Sly tem certeza de que os millenials não têm nenhuma ilusão de que o governo vai pagar suas despesas quando estiverem velhos. Ela destaca que qualquer um pode se tornar um empreendedor rapidamente, por meio de plataformas como o serviço de transporte por aplicativo Uber, o serviço de compartilhamento de casas Airbnb ou vídeos no YouTube. Em comparação com o que era preciso gastar há poucas décadas, hoje em dia esse tipo de atividade requer pouco capital necessário, acrescenta a empresária, que argumenta que é possível fazer muito a partir de casa e na internet.
Porém, a cidade de Nova York decidiu tornar mais rígidas as regulações de empresas da "You economy", como o Uber e a Lyft, também um aplicativo que conecta motoristas e usuários de carros compartilhados. Recentemente, o governo municipal introduziu um limite para o número total de licenças para motoristas e impôs um salario mínimo. As medidas deverão ser testadas por um ano.

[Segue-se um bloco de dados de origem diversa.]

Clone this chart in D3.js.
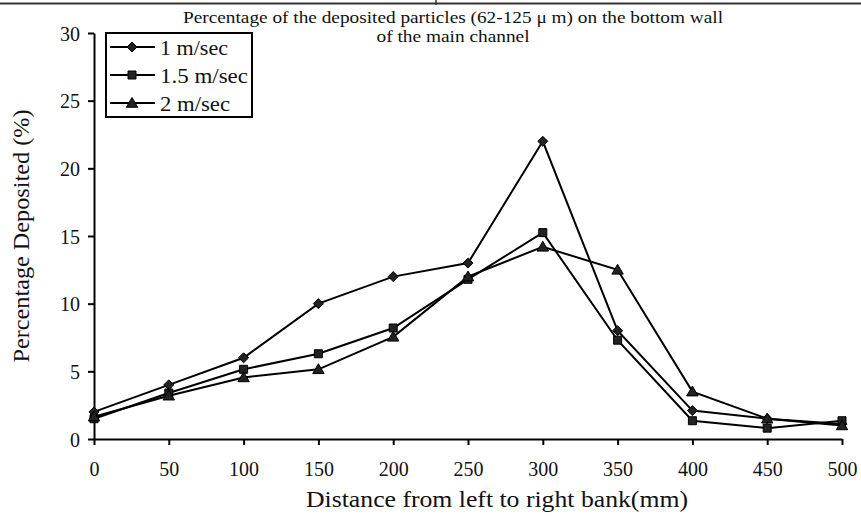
<!DOCTYPE html>
<html>
<head>
<meta charset="utf-8">
<script src="https://cdn.jsdelivr.net/npm/d3@7"></script>
<style>
  html, body { margin: 0; padding: 0; background: #fff; }
  svg { display: block; }
  svg text { font-family: "Liberation Serif", "Times New Roman", serif; }
</style>
</head>
<body>
<div id="chart"></div>
<script>
// ---------- Data ----------
const distances = [0, 50, 100, 150, 200, 250, 300, 350, 400, 450, 500];
const v1 = [2.0, 4.0, 6.0, 10.0, 12.0, 13.0, 22.0, 8.0, 2.1, 1.5, 1.1];      // 1 m/sec
const v15 = [1.5, 3.4, 5.15, 6.3, 8.2, 11.8, 15.25, 7.3, 1.35, 0.8, 1.35];    // 1.5 m/sec
const v2 = [1.65, 3.2, 4.55, 5.15, 7.55, 12.0, 14.2, 12.5, 3.5, 1.5, 1.0];    // 2 m/sec
const seriesNames = ["1 m/sec", "1.5 m/sec", "2 m/sec"];
const yTicks = [0, 5, 10, 15, 20, 25, 30];
const xTicks = [0, 50, 100, 150, 200, 250, 300, 350, 400, 450, 500];

const W = 861, H = 516;
const margin = { left: 94, right: 19, top: 33, bottom: 77 };
const SERIF = "'Liberation Serif', 'Times New Roman', serif";

const svg = d3.select("#chart").append("svg").attr("width", W).attr("height", H);

const x = d3.scaleLinear().domain([0, 500]).range([margin.left, W - margin.right]);
const y = d3.scaleLinear().domain([0, 30]).range([H - margin.bottom, margin.top]);

// frame remnants at top of the cropped figure
svg.append("line").attr("x1", 0).attr("x2", W).attr("y1", 3.5).attr("y2", 3.5)
  .attr("stroke", "#333").attr("stroke-width", 2);
svg.append("line").attr("x1", 436).attr("x2", 436).attr("y1", 0).attr("y2", 5)
  .attr("stroke", "#333").attr("stroke-width", 1.5);

// title (two lines)
const title = svg.append("text").attr("text-anchor", "middle")
  .style("font-family", SERIF).style("font-size", "17px").attr("fill", "#111");
title.append("tspan").attr("x", 453).attr("y", 23)
  .attr("textLength", 540).attr("lengthAdjust", "spacingAndGlyphs")
  .text("Percentage of the deposited particles (62-125 \u03bc m) on the bottom wall");
title.append("tspan").attr("x", 453).attr("y", 42)
  .attr("textLength", 153).attr("lengthAdjust", "spacingAndGlyphs")
  .text("of the main channel");

// axes
const yAxis = svg.append("g")
  .attr("transform", `translate(${margin.left},0)`)
  .call(d3.axisLeft(y).tickValues(yTicks).tickSize(6).tickSizeOuter(0).tickPadding(8));
const xAxis = svg.append("g")
  .attr("transform", `translate(0,${y(0)})`)
  .call(d3.axisBottom(x).tickValues(xTicks).tickSize(6).tickSizeOuter(0).tickPadding(17));

[xAxis, yAxis].forEach(g => {
  g.attr("font-family", null).attr("font-size", null);
  g.select(".domain").attr("stroke", "#000").attr("stroke-width", 2);
  g.selectAll(".tick line").attr("stroke", "#000").attr("stroke-width", 2);
  g.selectAll(".tick text").attr("fill", "#111")
    .style("font-size", "20px").style("font-family", SERIF);
});
yAxis.selectAll(".tick text").attr("dy", "0.35em");

// axis titles
svg.append("text")
  .attr("x", 497).attr("y", 507).attr("text-anchor", "middle")
  .attr("textLength", 382).attr("lengthAdjust", "spacingAndGlyphs")
  .style("font-family", SERIF).style("font-size", "24px").attr("fill", "#111")
  .text("Distance from left to right bank(mm)");
svg.append("text")
  .attr("transform", "translate(29,236) rotate(-90)").attr("text-anchor", "middle")
  .attr("textLength", 253).attr("lengthAdjust", "spacingAndGlyphs")
  .style("font-family", SERIF).style("font-size", "24px").attr("fill", "#111")
  .text("Percentage Deposited (%)");

// series
const symbols = [d3.symbolDiamond2, d3.symbolSquare, d3.symbolTriangle];
const symSizes = [64, 64, 56];
const allSeries = [v1, v15, v2].map((vals, i) => ({
  name: seriesNames[i],
  sym: d3.symbol(symbols[i], symSizes[i]),
  pts: vals.map((v, j) => ({ x: distances[j], y: v }))
}));

const line = d3.line().x(d => x(d.x)).y(d => y(d.y));

allSeries.forEach(s => {
  svg.append("path").datum(s.pts)
    .attr("d", line).attr("fill", "none")
    .attr("stroke", "#000").attr("stroke-width", 2);
});
allSeries.forEach((s, i) => {
  svg.append("g").selectAll("path")
    .data(s.pts).join("path")
      .attr("d", s.sym)
      .attr("transform", d => `translate(${x(d.x)},${y(d.y) + (i === 2 ? 1 : 0)})`)
      .attr("fill", "#222").attr("stroke", "#000").attr("stroke-width", 1);
});

// legend
const lg = svg.append("g");
lg.append("rect").attr("x", 106).attr("y", 33).attr("width", 146).attr("height", 84)
  .attr("fill", "#fff").attr("stroke", "#000").attr("stroke-width", 2);
const rowY = [47, 75, 103];
const legendW = [68, 88, 70];
allSeries.forEach((s, i) => {
  lg.append("line").attr("x1", 110).attr("x2", 155).attr("y1", rowY[i]).attr("y2", rowY[i])
    .attr("stroke", "#000").attr("stroke-width", 2);
  lg.append("path").attr("d", s.sym).attr("transform", `translate(132,${rowY[i] + (i === 2 ? 1 : 0)})`)
    .attr("fill", "#222").attr("stroke", "#000").attr("stroke-width", 1);
  lg.append("text").attr("x", 160).attr("y", rowY[i]).attr("dy", "0.35em")
    .attr("textLength", legendW[i]).attr("lengthAdjust", "spacingAndGlyphs")
    .style("font-family", SERIF).style("font-size", "22px").attr("fill", "#111").text(s.name);
});
</script>
</body>
</html>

Susan Sly não acha que o crescimento da "You economy" poderá ser impedida por esse tipo de regra. "As pessoas são flexíveis", acredita. "Sempre vão achar um meio e acho que os negócios precisam de menos leis", acrescenta.
"A paisagem está mudando e acho que as empresas realmente precisam acompanhar essa transformação", alerta, ainda, Sly. "Pessoas capazes de ganharem mais dinheiro contribuem mais para a economia e restrições, na minha opinião, são ridículas".

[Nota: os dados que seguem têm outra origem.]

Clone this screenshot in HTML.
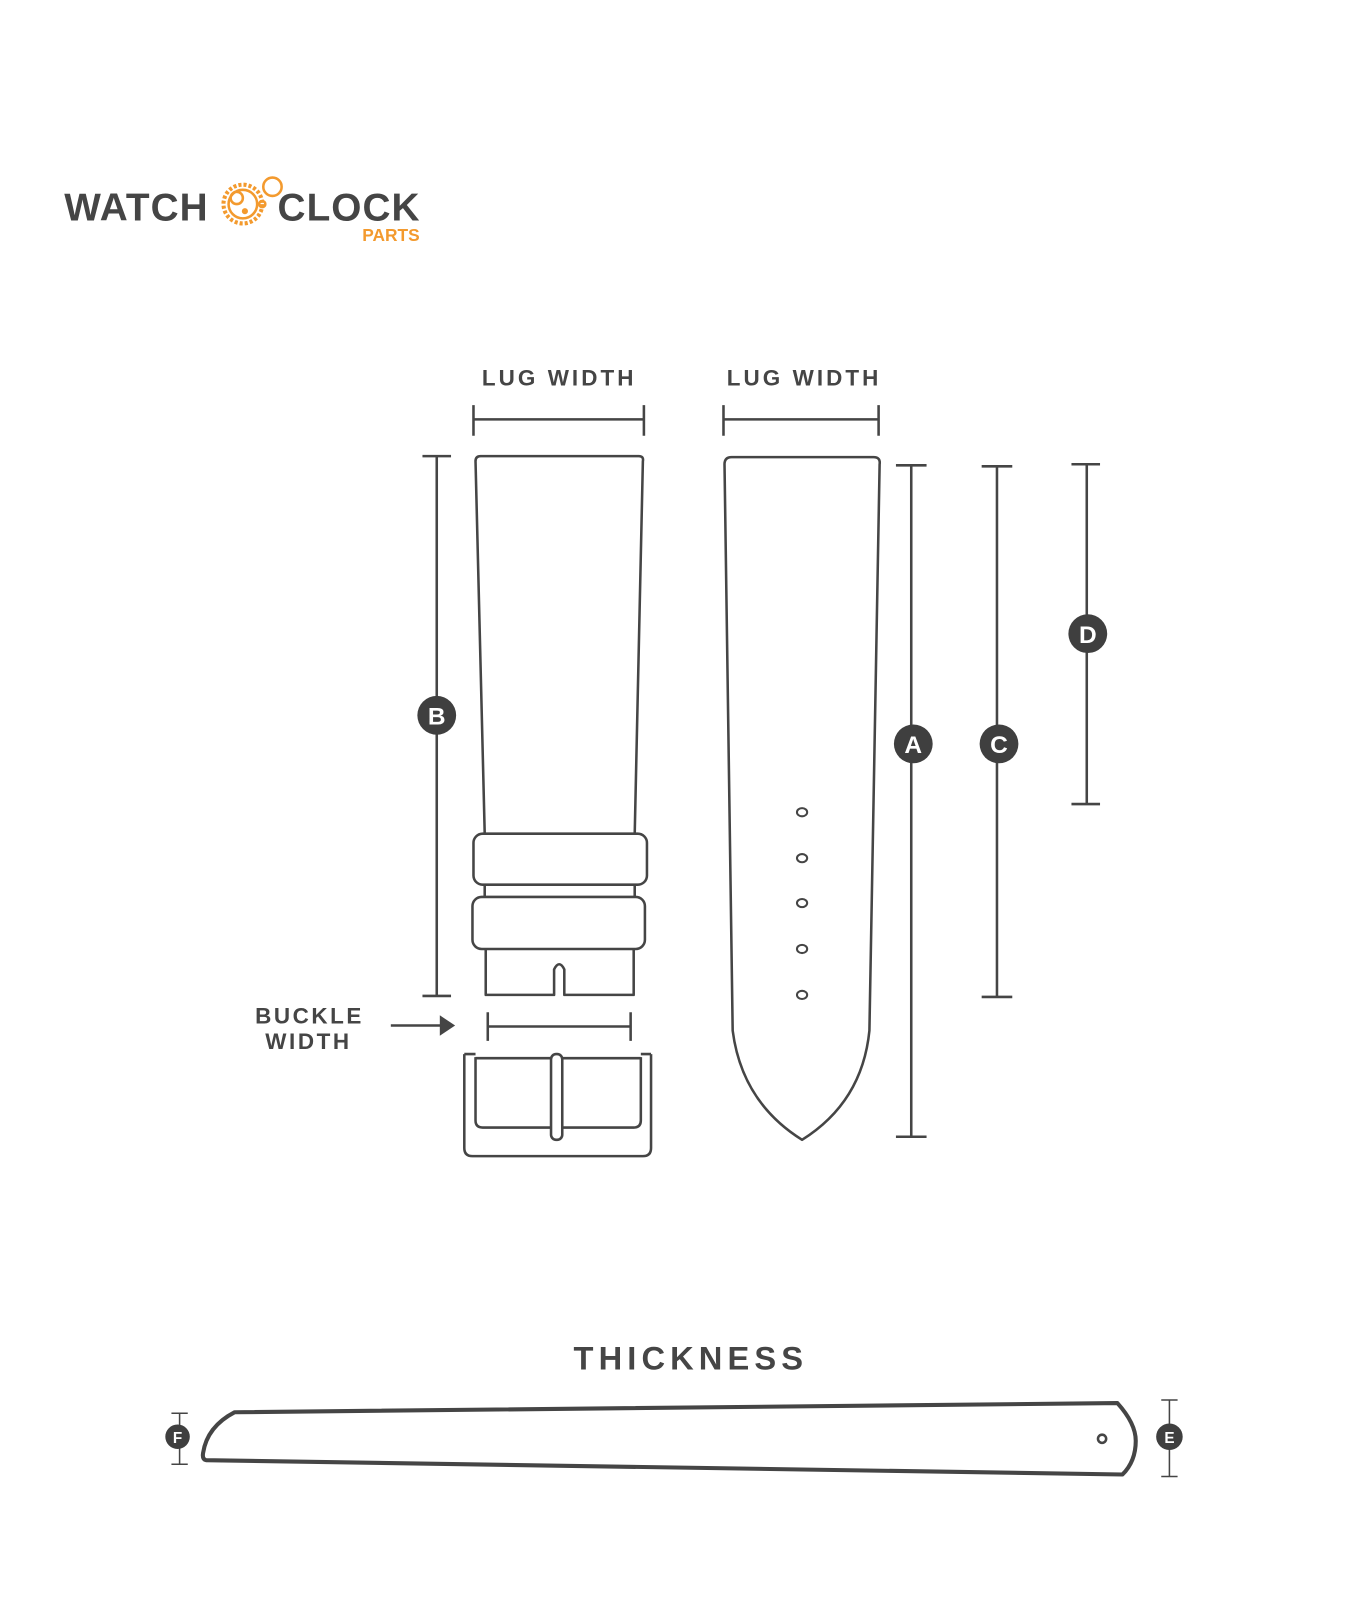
<!DOCTYPE html>
<html><head><meta charset="utf-8"><style>
html,body{margin:0;padding:0;background:#fff;}
svg{display:block;}
text{font-family:"Liberation Sans",sans-serif;font-weight:bold;}
</style></head><body>
<svg width="1348" height="1600" viewBox="0 0 1321 1568" preserveAspectRatio="none" xmlns="http://www.w3.org/2000/svg">
<rect width="1321" height="1568" fill="#fff"/>
<!-- logo -->
<text x="63" y="216" font-size="38" fill="#454545" letter-spacing="1">WATCH</text>
<g fill="none" stroke="#f39a2e" stroke-width="2.5">
<circle cx="238" cy="200" r="19" stroke-dasharray="3 2" stroke-width="4"/>
<circle cx="238" cy="200" r="14"/>
<circle cx="232" cy="194" r="6"/>
<circle cx="267" cy="183" r="9"/>
<circle cx="257" cy="200" r="3"/>
</g>
<circle cx="240" cy="207" r="3" fill="#f39a2e"/>
<text x="272" y="216" font-size="38" fill="#454545" letter-spacing="1">CLOCK</text>
<text x="355" y="236" font-size="17" fill="#f39a2e" font-weight="bold">PARTS</text>

<g fill="#454545" font-size="22" letter-spacing="3">
<text x="548" y="378" text-anchor="middle">LUG WIDTH</text>
<text x="788" y="378" text-anchor="middle">LUG WIDTH</text>
<text x="250" y="1003" letter-spacing="2.5">BUCKLE</text>
<text x="260" y="1028" letter-spacing="2.5">WIDTH</text>
</g>
<text x="677" y="1342" font-size="32" fill="#454545" letter-spacing="5" text-anchor="middle">THICKNESS</text>

<g fill="none" stroke="#454545" stroke-width="2.5" stroke-linejoin="round">
<path d="M464 411H631M464 397V427M631 397V427"/>
<path d="M709 411H861M709 397V427M861 397V427"/>
<path d="M475 817 L466 452 Q466 447 471 447 H626 Q631 447 630 452 L622 817"/>
<rect x="464" y="817" width="170" height="50" rx="9"/>
<rect x="463" y="879" width="169" height="51" rx="9"/>
<path d="M475 867V879M622 867V879"/>
<path d="M476 930V975H543V950Q548 940 553 950V975H621V930"/>
<path d="M478 1006H618M478 992V1020M618 992V1020"/>
<path d="M383 1005H432"/>
<path d="M455 1033V1125Q455 1133 463 1133H630Q638 1133 638 1125V1033"/>
<path d="M466 1036V1098Q466 1105 473 1105H621Q628 1105 628 1098V1036"/>
<path d="M455 1033H466M628 1033H638M466 1037H628"/>
<rect x="540" y="1033" width="11" height="84" rx="5" fill="#fff"/>
<path d="M718 1010 L710 455 Q710 448 717 448 H856 Q863 448 862 455 L852 1010 Q845 1080 786 1117 Q727 1080 718 1010 Z"/>
<path d="M428 447V976M414 447H442M414 976H442"/>
<path d="M893 456V1114M878 456H908M878 1114H908"/>
<path d="M977 457V977M962 457H992M962 977H992"/>
<path d="M1065 455V788M1050 455H1078M1050 788H1078"/>
<path d="M230 1384 L1095 1375 Q1113 1395 1113 1412 Q1113 1432 1100 1445 L202 1431 Q198 1430 199 1424 Q203 1398 230 1384 Z" stroke-width="4"/>
<path d="M176 1385V1435M168 1385H184M168 1435H184" stroke-width="1.5"/>
<path d="M1146 1372V1447M1138 1372H1154M1138 1447H1154" stroke-width="1.5"/>
</g>
<circle cx="1080" cy="1410" r="4" fill="none" stroke="#454545" stroke-width="2.5"/>
<g fill="none" stroke="#454545" stroke-width="2">
<ellipse cx="786" cy="796" rx="5" ry="4"/>
<ellipse cx="786" cy="841" rx="5" ry="4"/>
<ellipse cx="786" cy="885" rx="5" ry="4"/>
<ellipse cx="786" cy="930" rx="5" ry="4"/>
<ellipse cx="786" cy="975" rx="5" ry="4"/>
</g>
<polygon points="431,995 446,1005 431,1015" fill="#454545"/>
<g fill="#3f3f3f">
<circle cx="428" cy="701" r="19"/>
<circle cx="895" cy="729" r="19"/>
<circle cx="979" cy="729" r="19"/>
<circle cx="1066" cy="621" r="19"/>
<circle cx="174" cy="1408" r="12"/>
<circle cx="1146" cy="1408" r="13"/>
</g>
<g fill="#fff" font-size="24" text-anchor="middle">
<text x="428" y="710">B</text>
<text x="895" y="738">A</text>
<text x="979" y="738">C</text>
<text x="1066" y="630">D</text>
<text x="174" y="1414" font-size="15">F</text>
<text x="1146" y="1414" font-size="15">E</text>
</g>
</svg>
</body></html>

Tampouco o motorista do Uber Sikander Singh se deixa impressionar pelas novas regras da cidade de Nova York. Ele diz que dirigir para o serviço de transporte é uma oportunidade para ganhar um pouco de capital inicial. "Sonho em abrir um posto de gasolina com meu irmão", projeta.
Ele acrescenta que não gosta da ideia de uma rotina de trabalho das 9 da manhã às cinco da tarde. Olhando para as ruas desertas do Queens, às 4h43 da manhã, ele decide encerrar o expediente do dia.